On 11 February 2017, Rainsy resigned as President of the CNRP, and was succeeded by Sokha. On 3 September, Sokha was arrested and charged with treason, raising questions about the party's future. Another act of repression by the government was the closure of the Cambodia Daily newspaper. On 16 November 2017, the CNRP was forcibly dissolved, eliminating any real challenge to the long-ruling CPP. Its seats in parliament were distributed to three other parties.

==Results==

| Party |  | Votes | % | Seats | +/– |
|  | Cambodian People's Party | 4,889,113 | 76.85 | 125 | +57 |
|  | FUNCINPEC | 374,510 | 5.89 | 0 | 0 |
|  | League for Democracy Party | 309,364 | 4.86 | 0 | 0 |
|  | Khmer Will Party | 212,869 | 3.35 | 0 | New |
|  | Khmer National United Party | 99,377 | 1.56 | 0 | New |
|  | Grassroots Democratic Party | 70,567 | 1.11 | 0 | New |
|  | Beehive Social Democratic Party | 56,024 | 0.88 | 0 | New |
|  | Khmer Anti-Poverty Party | 55,298 | 0.87 | 0 | 0 |
|  | Khmer United Party | 48,785 | 0.77 | 0 | New |
|  | Cambodian Nationality Party | 45,370 | 0.71 | 0 | 0 |
|  | Khmer Republican Party | 41,631 | 0.65 | 0 | 0 |
|  | Cambodian Youth Party | 39,333 | 0.62 | 0 | New |
|  | Dharmacracy Party | 29,060 | 0.46 | 0 | New |
|  | Khmer Economic Development Party | 23,255 | 0.37 | 0 | 0 |
|  | Khmer Rise Party | 22,002 | 0.35 | 0 | New |
|  | Ponleu Thmey Party | 13,509 | 0.21 | 0 | New |
|  | Cambodia Indigenous Peoples Democracy Party | 10,197 | 0.16 | 0 | New |
|  | Our Motherland Party | 9,174 | 0.14 | 0 | New |
|  | Republican Democracy Party | 8,591 | 0.14 | 0 | 0 |
|  | Reaksmey Khemara Party | 4,212 | 0.07 | 0 | New |
| Total |  | 6,362,241 | 100.00 | 125 | +2 |
| Valid votes |  | 6,362,241 | 91.45 |  |  |
| Invalid/blank votes |  | 594,659 | 8.55 |  |  |
| Total votes |  | 6,956,900 | 100.00 |  |  |
| Registered voters/turnout |  | 8,380,217 | 83.02 |  |  |
Source: National Election Committee

==Reactions==
The legitimacy of the 2018 elections was called into question by various commentators and media outlets. There were a record number of invalid ballots, accounting for 8.6% of the total votes cast, more than any votes received by a political party barring the CPP. Also, in areas away from the country's capital, voters claimed that CPP were using intimidation tactics in order to influence the elections' results.
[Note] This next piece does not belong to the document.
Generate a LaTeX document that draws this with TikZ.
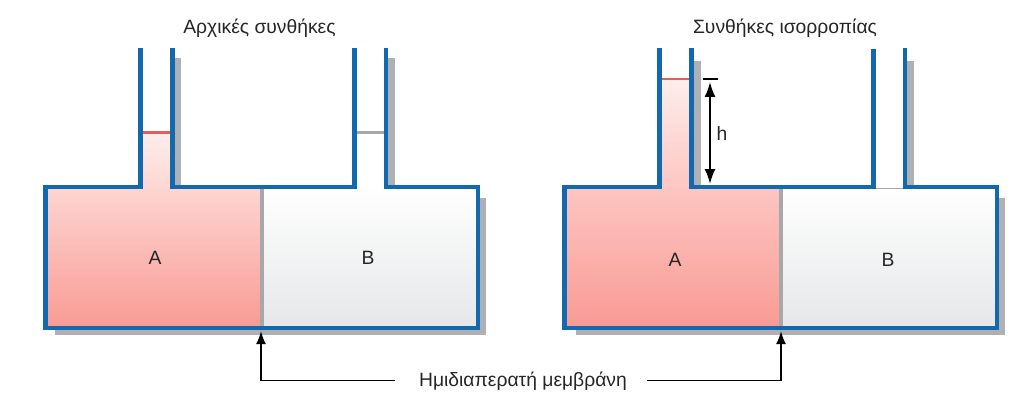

Various international governments including Australia, Canada, the European Union, Japan and the United States dismissed the election results, and threatened to impose sanctions on Hun Sen's government.

The governments of China, the Philippines, Laos and Thailand were among those to congratulate the CPP on their victory. Meanwhile, the former opposition Cambodia National Rescue Party accused the National Election Committee of misleading the number of voter turnout.